For those who cannot make it to the Biennale, this public lecture (details below) is a goodopportunity to learn about this international exposition.

Sharjah Biennial 11
Re:emerge –Towards a New Cultural Cartography

Speakers:
Sheikha Hoor Al-Qasimi
, President and Director, Sharjah Art Foundation
Judith Greer, Associate Director of International Programmes, Sharjah Art Foundation
Moderator:
Girish Shahane,
writer and curator

Friday, 22 March 2013, 06:30 – 8:00 pm.

Registration begins at 6:00pm  Venue: Auditorium, National Gallery of Modern Art, Sir Cowasji Jahangir Public HallM G Road, Fort Mumbai – 400032    

RSVP REQUIRED: [email protected]  (priority will be given to Asia Society members)

Information about the speakers:

Hoor Al-Qasimi, President of the Sharjah Art Foundation, is a practicing artist who received her BFA from the Slade School of Fine Art, London (2002), a Diploma in Painting from the Royal Academy of Arts (2005) and an MA in Curating Contemporary Art from the Royal College of Art, London (2008). She is on the Board of Directors of MoMA PS1, New York and Ashkal Alwan, Beirut, and was on the curatorial selection committee for the 2012 Berlin Biennial. Her recent curatorial projects include ‘Drift’ — an exploration of urban and suburban landscapes (2011), and the upcoming ‘In Spite of it All’ (2012). A solo exhibition of her photographic work ‘Off Road’ opened recently at the Nevada Museum of Art, Reno.

Judith Greer is the Associate Director of International Programmes for Sharjah Art Foundation. Greer previously worked as International Director at the Hara Museum of Contemporary Art, Tokyo. Co-author of Owning Art: The Contemporary Art Collector’s Handbook (2006), she lectures internationally on the topics of collecting, arts patronage and the Middle East art and cultural world. A long-serving trustee of Artangel, UK, she was a juror for the 2007 Max Mara Prize for Women Artists and, in 2009, was on the jury for the Dubai-based Sheikha Manal Foundation Prize for young Emirati artists.

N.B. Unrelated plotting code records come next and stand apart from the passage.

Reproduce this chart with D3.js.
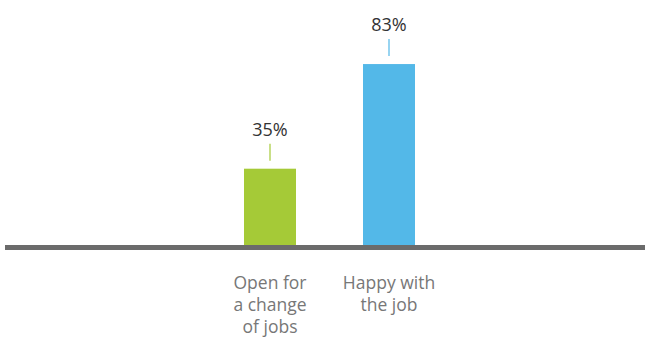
<!DOCTYPE html>
<html lang="en">
	<head>
		<meta charset="UTF-8">
		<title>Chart</title>
		<script src="https://cdnjs.cloudflare.com/ajax/libs/d3/7.8.5/d3.min.js"></script>
		<style>
			body { margin: 0; background: #fff; }
			text { font-family: "Open Sans", sans-serif; }
		</style>
		<script>
var categories = ["Open for a change of jobs", "Happy with the job"];
var labelLines = [["Open for", "a change", "of jobs"], ["Happy with", "the job"]];
var values = [35, 83];
var colors = ["#a5ca37", "#53b8e8"];

function makeChart() {
	var svg = d3.select("svg");
	var baseY = 245;

	var scX = d3.scalePoint()
		.domain(categories)
		.range([270, 389]);

	var scY = d3.scaleLinear()
		.domain([0, 100])
		.range([baseY, baseY - 218]);

	var barW = 52;
	var data = categories.map((c, i) => ({ cat: c, val: values[i], color: colors[i], lines: labelLines[i] }));

	svg.append("g")
		.selectAll("rect")
		.data(data)
		.enter()
		.append("rect")
		.attr("x", d => scX(d.cat) - barW / 2)
		.attr("y", d => scY(d.val))
		.attr("width", barW)
		.attr("height", d => baseY - scY(d.val))
		.attr("fill", d => d.color);

	// little connector ticks above each bar
	svg.append("g")
		.selectAll("line")
		.data(data)
		.enter()
		.append("line")
		.attr("x1", d => scX(d.cat))
		.attr("x2", d => scX(d.cat))
		.attr("y1", d => scY(d.val) - 8)
		.attr("y2", d => scY(d.val) - 25)
		.attr("stroke", d => d.color)
		.attr("stroke-width", 1.2);

	svg.append("g")
		.selectAll("text")
		.data(data)
		.enter()
		.append("text")
		.attr("x", d => scX(d.cat))
		.attr("y", d => scY(d.val) - 33)
		.attr("text-anchor", "middle")
		.attr("font-size", 18)
		.attr("fill", "#333")
		.text(d => d.val + "%");

	// baseline
	svg.append("line")
		.attr("x1", 5)
		.attr("x2", 645)
		.attr("y1", baseY + 2.5)
		.attr("y2", baseY + 2.5)
		.attr("stroke", "#6b6b6b")
		.attr("stroke-width", 5);

	var lab = svg.append("g")
		.selectAll("text")
		.data(data)
		.enter()
		.append("text")
		.attr("text-anchor", "middle")
		.attr("font-size", 17.5)
		.attr("fill", "#777");

	lab.selectAll("tspan")
		.data(d => d.lines.map(l => ({ t: l, x: scX(d.cat) })))
		.enter()
		.append("tspan")
		.attr("x", d => d.x)
		.attr("y", (d, i) => 289 + i * 22)
		.text(d => d.t);
}
		</script>
	</head>
	<body onload="makeChart()">
		<svg width="645" height="338"></svg>
	</body>
</html>
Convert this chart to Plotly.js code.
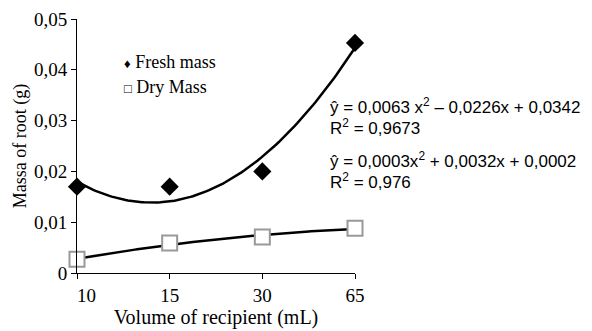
<!DOCTYPE html>
<html>
<head>
<meta charset="utf-8">
<script src="https://cdn.plot.ly/plotly-3.0.1.min.js"></script>
<style>html,body{margin:0;padding:0;background:#fff;}#chart{width:592px;height:331px;}</style>
</head>
<body>
<div id="chart"></div>
<script>
// Data
const categories = ['10', '15', '30', '65'];
const freshMass = [0.0170, 0.0170, 0.0200, 0.0453];
const dryMass = [0.0027, 0.0059, 0.0071, 0.0088];
const yTickVals = [0, 0.01, 0.02, 0.03, 0.04, 0.05];
const yTickText = ['0', '0,01', '0,02', '0,03', '0,04', '0,05'];
const eqFresh = 'ŷ = 0,0063 x<sup>2</sup> – 0,0226x + 0,0342';
const r2Fresh = 'R<sup>2</sup> = 0,9673';
const eqDry = 'ŷ = 0,0003x<sup>2</sup> + 0,0032x + 0,0002';
const r2Dry = 'R<sup>2</sup> = 0,976';

const xIdx = categories.map((_, i) => i);
// first label sits slightly right of its tick in the reference
const xTickText = categories.map((c, i) => i === 0 ? '\u00a0\u00a0\u00a0\u00a0' + c : c);

// Least-squares quadratic trendline (x = 1..n as in spreadsheet trendlines)
function quadFit(ys) {
  const n = ys.length;
  let S = [0,0,0,0,0], T = [0,0,0];
  for (let i = 0; i < n; i++) {
    const x = i + 1;
    for (let k = 0; k <= 4; k++) S[k] += Math.pow(x, k);
    for (let k = 0; k <= 2; k++) T[k] += Math.pow(x, k) * ys[i];
  }
  const M = [[S[0],S[1],S[2],T[0]],[S[1],S[2],S[3],T[1]],[S[2],S[3],S[4],T[2]]];
  for (let i = 0; i < 3; i++) {
    for (let j = i + 1; j < 3; j++) {
      const f = M[j][i] / M[i][i];
      for (let k = i; k < 4; k++) M[j][k] -= f * M[i][k];
    }
  }
  const sol = [0,0,0];
  for (let i = 2; i >= 0; i--) {
    let s = M[i][3];
    for (let k = i + 1; k < 3; k++) s -= M[i][k] * sol[k];
    sol[i] = s / M[i][i];
  }
  return sol; // [c, b, a]
}
function curve(ys) {
  const [c, b, a] = quadFit(ys);
  const xs = [], yv = [];
  const steps = 120;
  for (let s = 0; s <= steps; s++) {
    const xi = (ys.length - 1) * s / steps;
    const x = xi + 1;
    xs.push(xi);
    yv.push(a * x * x + b * x + c);
  }
  return {xs, yv};
}
const cf = curve(freshMass);
const cd = curve(dryMass);

const serif = 'Liberation Serif, Times New Roman, serif';
const sans = 'Liberation Sans, Arial, sans-serif';

const traces = [
  {x: cf.xs, y: cf.yv, mode: 'lines', line: {color: '#000', width: 2.5}, hoverinfo: 'skip', showlegend: false},
  {x: cd.xs, y: cd.yv, mode: 'lines', line: {color: '#000', width: 2.5}, hoverinfo: 'skip', showlegend: false},
  {x: xIdx, y: freshMass, mode: 'markers', name: 'Fresh mass', cliponaxis: false,
   marker: {symbol: 'diamond', size: 14, color: '#000'}, showlegend: false},
  {x: xIdx, y: dryMass, mode: 'markers', name: 'Dry Mass', cliponaxis: false,
   marker: {symbol: 'square', size: 15, color: '#fff', line: {color: '#999', width: 2}}, showlegend: false}
];

function ann(text, y, font, x) {
  return {text: text, xref: 'paper', yref: 'paper', x: x, y: y, xanchor: 'left', yanchor: 'middle',
          showarrow: false, font: font, align: 'left'};
}
// plot area: x 77..355, y 19..273
const H = 254, T0 = 19;
const py = (pix) => 1 - (pix - T0) / H;
const px = (pix) => (pix - 77) / 278;
const eqFont = {family: sans, size: 17, color: '#000'};
const legFont = {family: serif, size: 18, color: '#000'};

const layout = {
  width: 592, height: 331,
  margin: {l: 77, r: 237, t: 19, b: 58},
  paper_bgcolor: '#fff', plot_bgcolor: '#fff',
  showlegend: false,
  font: {family: serif, size: 18, color: '#000'},
  xaxis: {
    range: [0, 3], tickvals: xIdx, ticktext: xTickText,
    showgrid: false, zeroline: false, showline: true, linecolor: '#000', linewidth: 1,
    ticks: 'outside', ticklen: 5, tickcolor: '#000',
    tickfont: {family: serif, size: 19, color: '#000'},
    title: {text: 'Volume of recipient (mL)', font: {family: serif, size: 20, color: '#000'}, standoff: 3}
  },
  yaxis: {
    range: [0, 0.05], tickvals: yTickVals, ticktext: yTickText,
    showgrid: false, zeroline: false, showline: true, linecolor: '#000', linewidth: 1,
    ticks: 'outside', ticklen: 5, tickcolor: '#000',
    tickfont: {family: serif, size: 19, color: '#000'},
    title: {text: 'Massa of root (g)', font: {family: serif, size: 18, color: '#000'}, standoff: 2}
  },
  annotations: [
    ann('<span style="font-size:13px">♦</span> Fresh mass', py(62), legFont, px(122)),
    ann('<span style="font-size:13px">□</span> Dry Mass', py(87), legFont, px(122)),
    ann(eqFresh, py(106), eqFont, px(328)),
    ann(r2Fresh, py(127), eqFont, px(328)),
    ann(eqDry, py(160), eqFont, px(328)),
    ann(r2Dry, py(181), eqFont, px(328))
  ]
};

Plotly.newPlot('chart', traces, layout, {displayModeBar: false, staticPlot: true});
</script>
</body>
</html>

Girish Shahane has degrees in English literature from Elphinstone College, Bombay University and Oxford University. He attended Oxford University as a Rhodes Scholar. He was editor and later consulting editor of Art India magazine. He has written on visual art, film and cultural politics for leading publications, and contributed columns to Time Out and Yahoo! India. He has lectured at institutions like the NGMA and NCPA in Bombay, the Indian School of Business in Hyderabad, the Tate Modern in London, and the Art Institute of Chicago, and is on the faculty of art history courses run by Jnanapravaha and Bhau Daji Lad Museum. Exhibitions curated by him include The Presence of the Past (NCPA, Bombay, 1998); Art / Technology (Max Mueller Bhavan Gallery, Bombay, 2000); Legacy: A-vanguard (Gallery Threshold, Delhi, 2010); and Home Spun (Devi Art Foundation, Gurgaon, 2011).